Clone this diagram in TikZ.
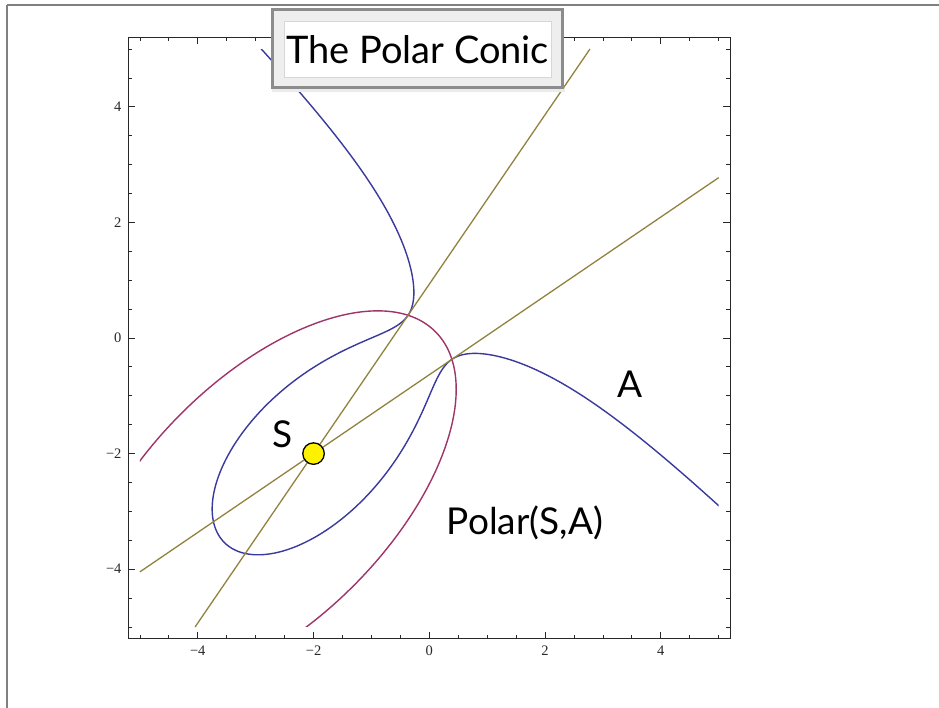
\documentclass[tikz,border=0pt]{standalone}
\usepackage{fontspec}
\newfontfamily\tickfont{Liberation Serif}
\newfontfamily\labfont{Lato}
\definecolor{cubicblue}{RGB}{58,58,158}
\definecolor{conicred}{RGB}{158,52,104}
\definecolor{lineolive}{RGB}{146,130,62}
\definecolor{slidegrey}{RGB}{128,128,128}
\definecolor{framegrey}{RGB}{40,40,40}
\definecolor{boxborder}{RGB}{140,140,140}
\definecolor{boxfill}{RGB}{238,238,238}
\definecolor{innerborder}{RGB}{215,215,215}
\tikzset{
  declare function={
    cu(\w)=-7.0798+\w*\w;
    cq(\w)=cu(\w)*cu(\w)-0.0798*cu(\w)+0.565;
    cv(\w)=\w*sqrt(cq(\w)/(7-3*cu(\w)));
  },
  framestyle/.style={draw=framegrey, line width=0.9pt},
  tickstyle/.style={draw=framegrey, line width=0.8pt},
  ticklab/.style={font=\tickfont\fontsize{14.5}{15}\selectfont, inner sep=0pt, text=framegrey},
  biglab/.style={font=\labfont\fontsize{37}{40}\selectfont, inner sep=0pt},
  cubicstyle/.style={draw=cubicblue, line width=1.4pt, line join=round},
  conicstyle/.style={draw=conicred, line width=1.4pt},
  tangentline/.style={draw=lineolive, line width=1.3pt},
  spoint/.style={circle, fill=yellow, draw=black, line width=1.3pt, minimum size=21.5pt, inner sep=0pt},
}
\begin{document}
\begin{tikzpicture}[x=1pt,y=-1pt]
\useasboundingbox (0,0) rectangle (939,708);
\fill[white] (0,0) rectangle (939,708);
% slide border
\draw[slidegrey, line width=2pt] (7.2,5.5) -- (939,5.5);
\draw[slidegrey, line width=1.5pt] (7.2,5.5) -- (7.2,708);

\begin{scope}[xshift=429.3pt, yshift=-338pt, x=57.88pt, y=57.79pt]
  % frame
  \draw[framestyle] (-5.2,-5.2) rectangle (5.2,5.2);
  \foreach \v in {-5,-4.5,-3.5,-3,-2.5,-1.5,-1,-0.5,0.5,1,1.5,2.5,3,3.5,4.5,5} {
    \draw[tickstyle] (\v,-5.2) -- ++(0pt,4pt);
    \draw[tickstyle] (\v,5.2) -- ++(0pt,-4pt);
    \draw[tickstyle] (-5.2,\v) -- ++(4pt,0pt);
    \draw[tickstyle] (5.2,\v) -- ++(-4pt,0pt);
  }
  \foreach \v in {-4,-2,0,2,4} {
    \draw[tickstyle] (\v,-5.2) -- ++(0pt,7pt);
    \draw[tickstyle] (\v,5.2) -- ++(0pt,-7pt);
    \draw[tickstyle] (-5.2,\v) -- ++(7pt,0pt);
    \draw[tickstyle] (5.2,\v) -- ++(-7pt,0pt);
  }
  \foreach \v/\t/\n in {-4/−4/a,-2/−2/b,0/0/c,2/2/d,4/4/e} {
    \node[ticklab] (xl\n) at (\v,-5.416) {\t};
    \node[ticklab, anchor=east] (yl\n) at (-5.3145,\v) {\t};
  }
  % curves
  \begin{scope}
    \clip (-5,-5) rectangle (5,5);
    \draw[conicstyle, rotate around={45:(-2.8,-2.8)}] (-2.8,-2.8) ellipse [x radius=4.1085, y radius=2.1076];
    \draw[cubicstyle]
      plot[domain=-3.036:-2.6, samples=120, variable=\w] ({(cu(\w)+cv(\w))/2},{(cu(\w)-cv(\w))/2})
      -- plot[domain=-2.6:2.6, samples=320, variable=\w] ({(cu(\w)+cv(\w))/2},{(cu(\w)-cv(\w))/2})
      -- plot[domain=2.6:3.036, samples=120, variable=\w] ({(cu(\w)+cv(\w))/2},{(cu(\w)-cv(\w))/2});
  \end{scope}
  % tangent lines through S
  \coordinate (L1a) at (-4.0466,-5);
  \coordinate (L1b) at (2.7754,5);
  \coordinate (L2a) at (-5,-4.0466);
  \coordinate (L2b) at (5,2.7754);
  \draw[tangentline] (L1a) -- (L1b);
  \draw[tangentline] (L2a) -- (L2b);
  \node[spoint] (S) at (-2,-2) {};
\end{scope}

% labels
\node[biglab, anchor=base] (labA) at (630,397.3) {A};
\node[biglab, anchor=base] (labS) at (282.5,447.7) {S};
\node[biglab, anchor=base west] (labP) at (446.7,534.5) {Polar(S,A)};

% title box
\fill[black!8] (272,88) rectangle (565,92);
\draw[draw=boxborder, line width=3pt, fill=boxfill] (272.2,9.8) rectangle (562.5,87.5);
\draw[draw=innerborder, line width=0.8pt, fill=white] (284.3,21) rectangle (551,77.3);
\node[font=\labfont\fontsize{38}{40}\selectfont, inner sep=0pt, anchor=base] (title) at (417.6,63.3) {The Polar Conic};
\end{tikzpicture}
\end{document}
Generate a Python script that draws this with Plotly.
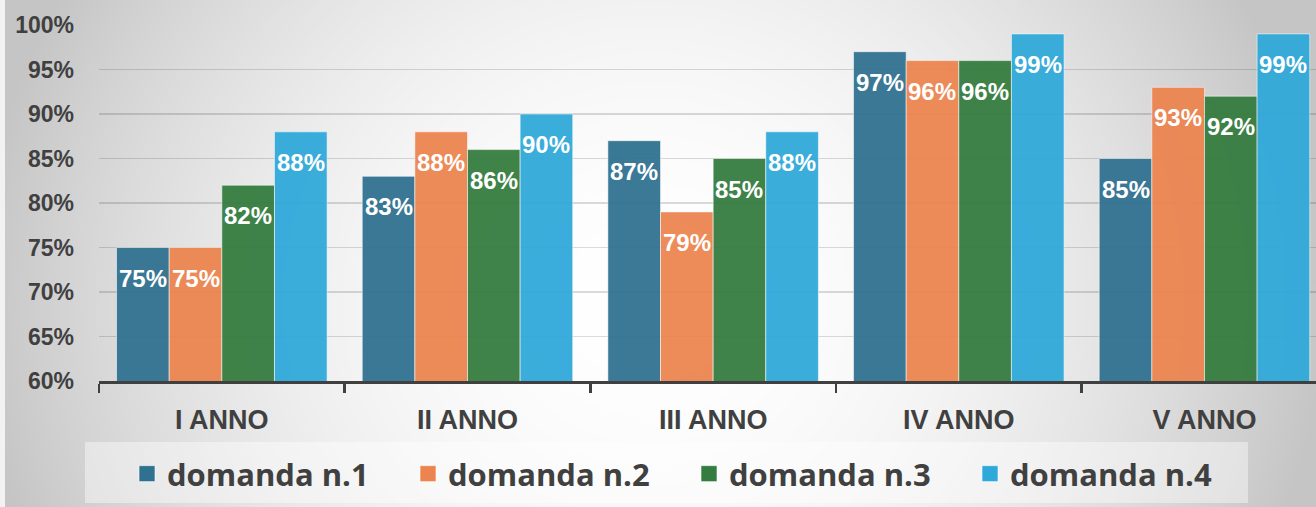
import base64
import struct
import zlib

import numpy as np
import plotly.graph_objects as go

# ---------------- data ----------------
categories = ["I ANNO", "II ANNO", "III ANNO", "IV ANNO", "V ANNO"]
series_names = ["domanda n.1", "domanda n.2", "domanda n.3", "domanda n.4"]
domanda_1 = [75, 83, 87, 97, 85]
domanda_2 = [75, 88, 79, 96, 93]
domanda_3 = [82, 86, 85, 96, 92]
domanda_4 = [88, 90, 88, 99, 99]
y_tick_values = [60, 65, 70, 75, 80, 85, 90, 95, 100]
y_tick_labels = [f"{v}%" for v in y_tick_values]

series_values = [domanda_1, domanda_2, domanda_3, domanda_4]
colors = ["#2f7190", "#ec844f", "#347c3f", "#2fa9da"]

# ---------------- layout constants ----------------
W, H = 1316, 507
ML, MR, MT, MB = 99, 0, 25, 126
PW, PH = W - ML - MR, H - MT - MB
BARGAP = 0.143
X_RANGE = [-0.5, 4.454]
TXT = "#404040"


# ---------------- background gradient (decoration) ----------------
def gray_png_uri(arr):
    h, w = arr.shape
    raw = b"".join(b"\x00" + arr[r].tobytes() for r in range(h))

    def chunk(tag, data):
        c = struct.pack(">I", len(data)) + tag + data
        return c + struct.pack(">I", zlib.crc32(tag + data) & 0xFFFFFFFF)

    png = b"\x89PNG\r\n\x1a\n"
    png += chunk(b"IHDR", struct.pack(">IIBBBBB", w, h, 8, 0, 0, 0, 0))
    png += chunk(b"IDAT", zlib.compress(raw, 9))
    png += chunk(b"IEND", b"")
    return "data:image/png;base64," + base64.b64encode(png).decode()


yy, xx = np.mgrid[0:H, 0:W].astype(float)
d2 = ((xx - 650) / 700) ** 2 + ((yy - 300) / 650) ** 2
L = 255 - 62 * np.clip(d2, 0, 0.92)
L[:, :5] = 242
bg_uri = gray_png_uri(np.clip(L, 0, 255).astype(np.uint8))

fig = go.Figure()

for name, vals, col in zip(series_names, series_values, colors):
    fig.add_trace(
        go.Bar(
            x=categories,
            y=vals,
            name=name,
            showlegend=False,
            marker=dict(
                color=col,
                opacity=0.94,
                line=dict(color="rgba(255,255,255,0.55)", width=1),
            ),
            hoverinfo="x+y+name",
        )
    )

# legend entries (bigger squares than bar legend icons)
for name, col in zip(series_names, colors):
    fig.add_trace(
        go.Scatter(
            x=[None],
            y=[None],
            name=name,
            mode="markers",
            marker=dict(symbol="square", size=16, color=col,
                        line=dict(color="rgba(255,255,255,0.6)", width=1)),
        )
    )

# data labels placed inside the top of each bar
bw = (1 - BARGAP) / len(series_values)
annotations = []
for i, vals in enumerate(series_values):
    for j, v in enumerate(vals):
        annotations.append(
            dict(
                x=j + (i - (len(series_values) - 1) / 2) * bw,
                y=v,
                xref="x",
                yref="y",
                text=f"{v}%",
                showarrow=False,
                xanchor="center",
                yanchor="top",
                yshift=-15,
                font=dict(family="Liberation Sans, Arial, sans-serif", size=24,
                          color="white", weight="bold"),
            )
        )

fig.update_layout(
    width=W,
    height=H,
    autosize=False,
    margin=dict(l=ML, r=MR, t=MT, b=MB, pad=0),
    paper_bgcolor="white",
    plot_bgcolor="rgba(0,0,0,0)",
    barmode="group",
    bargap=BARGAP,
    bargroupgap=0,
    annotations=annotations,
    images=[
        dict(
            source=bg_uri,
            xref="paper",
            yref="paper",
            x=-ML / PW,
            y=1 + MT / PH,
            sizex=W / PW,
            sizey=H / PH,
            xanchor="left",
            yanchor="top",
            sizing="stretch",
            layer="below",
        )
    ],
    shapes=[
        dict(
            type="rect",
            xref="paper",
            yref="paper",
            x0=(85 - ML) / PW,
            x1=(1248 - ML) / PW,
            y0=(PH + MT - 503) / PH,
            y1=(PH + MT - 442) / PH,
            fillcolor="rgba(255,255,255,0.42)",
            line=dict(width=0),
            layer="below",
        )
    ],
    legend=dict(
        orientation="h",
        x=(127 - ML) / PW,
        xanchor="left",
        y=(PH + MT - 447) / PH,
        yanchor="top",
        bgcolor="rgba(0,0,0,0)",
        borderwidth=0,
        itemsizing="trace",
        entrywidth=236,
        font=dict(family="Open Sans, Noto Sans, sans-serif", size=31,
                  color=TXT, weight="bold"),
    ),
    xaxis=dict(
        type="category",
        range=X_RANGE,
        showgrid=False,
        showline=True,
        linecolor=TXT,
        linewidth=3,
        ticks="outside",
        tickson="boundaries",
        ticklen=9,
        tickwidth=2.5,
        tickcolor=TXT,
        ticklabelstandoff=13,
        tickfont=dict(family="Liberation Sans Narrow, Liberation Sans, sans-serif",
                      size=27, color=TXT, weight="bold"),
        fixedrange=True,
    ),
    yaxis=dict(
        range=[60, 100],
        tickmode="array",
        tickvals=y_tick_values,
        ticktext=y_tick_labels,
        showgrid=True,
        gridcolor="rgba(0,0,0,0.14)",
        gridwidth=1.5,
        showline=False,
        zeroline=False,
        ticks="",
        ticklabelstandoff=24,
        tickfont=dict(family="Liberation Sans, Arial, sans-serif", size=23,
                      color=TXT, weight="bold"),
        fixedrange=True,
    ),
)

fig.write_html(
    "out.html",
    config={"displayModeBar": False, "staticPlot": True},
    post_script="document.body.style.margin='0';document.body.style.overflow='hidden';",
)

#### [GIVEN TASK]
Reproduce the lines above starting at the one with "Generate a Python" and ending at the one with "fig = go.Figure()", both included, exactly and with no pictures.

#### [FINAL RESULT]
Generate a Python script that draws this with Plotly.
import base64
import struct
import zlib

import numpy as np
import plotly.graph_objects as go

# ---------------- data ----------------
categories = ["I ANNO", "II ANNO", "III ANNO", "IV ANNO", "V ANNO"]
series_names = ["domanda n.1", "domanda n.2", "domanda n.3", "domanda n.4"]
domanda_1 = [75, 83, 87, 97, 85]
domanda_2 = [75, 88, 79, 96, 93]
domanda_3 = [82, 86, 85, 96, 92]
domanda_4 = [88, 90, 88, 99, 99]
y_tick_values = [60, 65, 70, 75, 80, 85, 90, 95, 100]
y_tick_labels = [f"{v}%" for v in y_tick_values]

series_values = [domanda_1, domanda_2, domanda_3, domanda_4]
colors = ["#2f7190", "#ec844f", "#347c3f", "#2fa9da"]

# ---------------- layout constants ----------------
W, H = 1316, 507
ML, MR, MT, MB = 99, 0, 25, 126
PW, PH = W - ML - MR, H - MT - MB
BARGAP = 0.143
X_RANGE = [-0.5, 4.454]
TXT = "#404040"


# ---------------- background gradient (decoration) ----------------
def gray_png_uri(arr):
    h, w = arr.shape
    raw = b"".join(b"\x00" + arr[r].tobytes() for r in range(h))

    def chunk(tag, data):
        c = struct.pack(">I", len(data)) + tag + data
        return c + struct.pack(">I", zlib.crc32(tag + data) & 0xFFFFFFFF)

    png = b"\x89PNG\r\n\x1a\n"
    png += chunk(b"IHDR", struct.pack(">IIBBBBB", w, h, 8, 0, 0, 0, 0))
    png += chunk(b"IDAT", zlib.compress(raw, 9))
    png += chunk(b"IEND", b"")
    return "data:image/png;base64," + base64.b64encode(png).decode()


yy, xx = np.mgrid[0:H, 0:W].astype(float)
d2 = ((xx - 650) / 700) ** 2 + ((yy - 300) / 650) ** 2
L = 255 - 62 * np.clip(d2, 0, 0.92)
L[:, :5] = 242
bg_uri = gray_png_uri(np.clip(L, 0, 255).astype(np.uint8))

fig = go.Figure()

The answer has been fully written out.